Russian security forces have stormed a hijacked bus in southern Russia, freeing all 25 hostages seized by two gunmen more than 12 hours earlier. Explosions shook the bus and shots rang out as members of Russia's elite Alpha anti-terrorist group rushed the vehicle, shooting one of the gunmen dead and wounding the other. All of the hostages on the bus survived. One of them was said to have been cut by flying glass during the Alpha squad assault.
Forty-one people were on the bus when it was seized shortly after 7 o'clock Tuesday morning near the southern Russian city of Stavropol. Several of the hostages were released at various times throughout the day, including one man who was shot at the start of the drama.
Negotiations to resolve the crisis lasted throughout the day as the bus stood blocked on a highway bridge just outside the airport at Mineralnye Vody, a resort town in the Caucuses about 900 kilometers south of Moscow.
Russian Interior Minister Boris Gryzlov had said earlier in the day that the government would not make any concessions to terrorists.

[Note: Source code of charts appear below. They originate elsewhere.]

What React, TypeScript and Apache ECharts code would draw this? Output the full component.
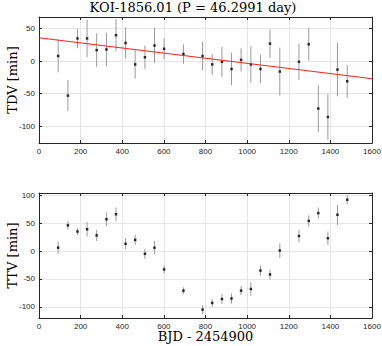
import React, { useEffect, useRef } from "react";
import * as echarts from "echarts";

const epochs = [92, 139, 185, 231, 277, 324, 370, 416, 462, 509, 555, 601, 694, 786, 832, 879, 925, 971, 1018, 1064, 1110, 1157, 1249, 1296, 1342, 1388, 1434, 1481];
const tdvValues = [8, -53, 35, 35, 17, 18, 40, 28, -5, 6, 24, 19, 11, 8, -5, -1, -12, 2, -5, -12, 27, -16, -1, 26, -73, -86, -13, -31];
const tdvErrors = [25, 24, 15, 29, 26, 26, 25, 24, 22, 18, 27, 16, 15, 22, 16, 23, 25, 18, 28, 22, 22, 37, 28, 25, 36, 35, 41, 25];
const ttvValues = [6, 46, 35, 39, 28, 57, 66, 13, 20, -5, 6, -33, -71, -105, -93, -86, -85, -71, -68, -35, -42, 1, 27, 54, 68, 23, 65, 92];
const ttvErrors = [11, 8, 6, 13, 10, 12, 12, 10, 9, 9, 12, 7, 6, 8, 7, 9, 9, 8, 12, 9, 9, 13, 11, 10, 10, 12, 18, 8];
const trendX = [0, 1600];
const trendY = [36, -27];
const xTicks = [0, 200, 400, 600, 800, 1000, 1200, 1400, 1600];
const tdvTicks = [-100, -50, 0, 50];
const ttvTicks = [-100, -50, 0, 50, 100];

const AXIS_COLOR = "#262626";
const GRID_COLOR = "#e6e6e6";
const SERIF = "'DejaVu Serif', 'Liberation Serif', serif";
const SANS = "'Liberation Sans', Arial, sans-serif";

function xAxisDef(gridIndex: number, position: "bottom" | "top", showLabel: boolean, name?: string) {
  return {
    type: "value",
    gridIndex,
    position,
    min: 0,
    max: 1600,
    interval: 200,
    name: name || "",
    nameLocation: "middle",
    nameGap: 12,
    nameMoveOverlap: false,
    nameTextStyle: { fontFamily: SERIF, fontSize: 13, color: "#000", verticalAlign: "top" },
    axisLine: { show: true, onZero: false, lineStyle: { color: AXIS_COLOR, width: 1 } },
    axisTick: { show: true, inside: true, length: 3, customValues: xTicks, lineStyle: { color: AXIS_COLOR } },
    axisLabel: {
      show: showLabel,
      customValues: xTicks,
      formatter: (v: number) => String(v),
      fontFamily: SANS,
      fontSize: 8,
      color: AXIS_COLOR,
      margin: 4,
    },
    splitLine: { show: showLabel, lineStyle: { color: GRID_COLOR, width: 1 } },
  };
}

function yAxisDef(gridIndex: number, position: "left" | "right", showLabel: boolean, min: number, max: number, ticks: number[], name?: string) {
  return {
    type: "value",
    gridIndex,
    position,
    min,
    max,
    name: name || "",
    nameLocation: "middle",
    nameGap: 20,
    nameMoveOverlap: false,
    nameTextStyle: { fontFamily: SERIF, fontSize: 13, color: "#000" },
    axisLine: { show: true, onZero: false, lineStyle: { color: AXIS_COLOR, width: 1 } },
    axisTick: { show: true, inside: true, length: 3, customValues: ticks, lineStyle: { color: AXIS_COLOR } },
    axisLabel: {
      show: showLabel,
      customValues: ticks,
      formatter: (v: number) => String(v),
      fontFamily: SANS,
      fontSize: 8,
      color: AXIS_COLOR,
      margin: 4,
    },
    splitLine: { show: showLabel, lineStyle: { color: GRID_COLOR, width: 1 } },
  };
}

function errorSeries(xAxisIndex: number, yAxisIndex: number, values: number[], errors: number[]) {
  return {
    type: "custom",
    xAxisIndex,
    yAxisIndex,
    data: epochs.map((x, i) => [x, values[i], errors[i]]),
    encode: { x: 0, y: 1 },
    clip: true,
    z: 2,
    renderItem: (params: any, api: any) => {
      const x = api.value(0);
      const y = api.value(1);
      const e = api.value(2);
      const p1 = api.coord([x, y - e]);
      const p2 = api.coord([x, y + e]);
      return {
        type: "line",
        shape: { x1: p1[0], y1: p1[1], x2: p2[0], y2: p2[1] },
        style: { stroke: "#9a9a9a", lineWidth: 1 },
      };
    },
  };
}

export default function App() {
  const ref = useRef<HTMLDivElement>(null);
  useEffect(() => {
    if (!ref.current) return;
    const chart = echarts.init(ref.current, null, { renderer: "svg" });
    chart.setOption({
      animation: false,
      backgroundColor: "#ffffff",
      title: {
        text: "KOI-1856.01 (P = 46.2991 day)",
        left: 192,
        textAlign: "center",
        top: 0,
        padding: 1,
        textStyle: { fontFamily: SERIF, fontSize: 13, fontWeight: "normal", color: "#000" },
      },
      grid: [
        { left: 39, top: 17, width: 333, height: 126, show: false, outerBoundsMode: "none", containLabel: false },
        { left: 39, top: 193, width: 333, height: 125, show: false, outerBoundsMode: "none", containLabel: false },
      ],
      xAxis: [
        xAxisDef(0, "bottom", true),
        xAxisDef(0, "top", false),
        xAxisDef(1, "bottom", true, "BJD - 2454900"),
        xAxisDef(1, "top", false),
      ],
      yAxis: [
        yAxisDef(0, "left", true, -126, 68, tdvTicks, "TDV [min]"),
        yAxisDef(0, "right", false, -126, 68, tdvTicks),
        yAxisDef(1, "left", true, -120, 104, ttvTicks, "TTV [min]"),
        yAxisDef(1, "right", false, -120, 104, ttvTicks),
      ],
      series: [
        errorSeries(0, 0, tdvValues, tdvErrors),
        {
          type: "scatter",
          xAxisIndex: 0,
          yAxisIndex: 0,
          symbol: "rect",
          symbolSize: 2.5,
          itemStyle: { color: "#000" },
          data: epochs.map((x, i) => [x, tdvValues[i]]),
          z: 3,
        },
        {
          type: "line",
          xAxisIndex: 0,
          yAxisIndex: 0,
          showSymbol: false,
          symbol: "none",
          lineStyle: { color: "#ff2020", width: 1 },
          data: trendX.map((x, i) => [x, trendY[i]]),
          z: 4,
        },
        errorSeries(2, 2, ttvValues, ttvErrors),
        {
          type: "scatter",
          xAxisIndex: 2,
          yAxisIndex: 2,
          symbol: "rect",
          symbolSize: 2.5,
          itemStyle: { color: "#000" },
          data: epochs.map((x, i) => [x, ttvValues[i]]),
          z: 3,
        },
      ],
    });
    return () => chart.dispose();
  }, []);
  return <div ref={ref} style={{ position: "fixed", left: 0, top: 0, width: 382, height: 346 }} />;
}
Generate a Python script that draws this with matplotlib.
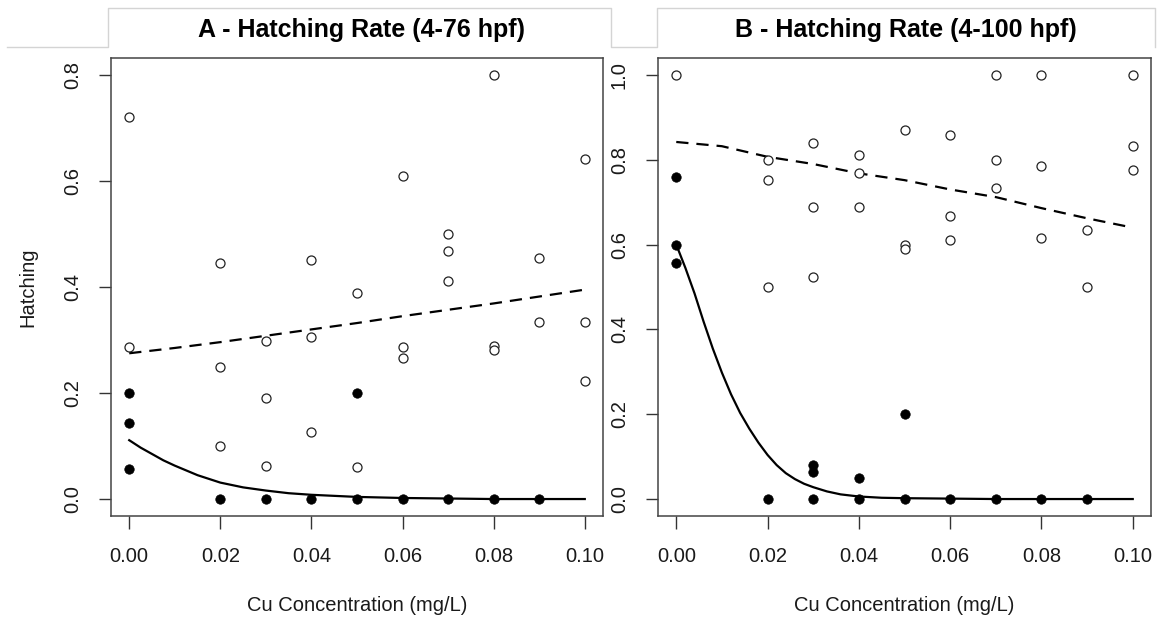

Television pictures showed troops and armored vehicles deployed around the bus as Russia's elite Alpha anti-terrorist group was dispatched to the scene along with a team of hostage negotiators. Temperatures reached 38 Celsius in southern Russia Tuesday and a doctor was allowed on board to care for some of the hostages who were suffering due to the conditions inside the bus.
The gunmen had been demanding freedom for five Chechens serving time for a 1994 bus hijacking in the same area.
That part of southern Russia has been the scene of several bus hijackings and bombings in recent years. In 1992, two armed men hijacked a bus with 18 people on board. There were two bus hijackings in 1994, including an incident in which five hostages and a kidnapper were killed and 15 people were wounded.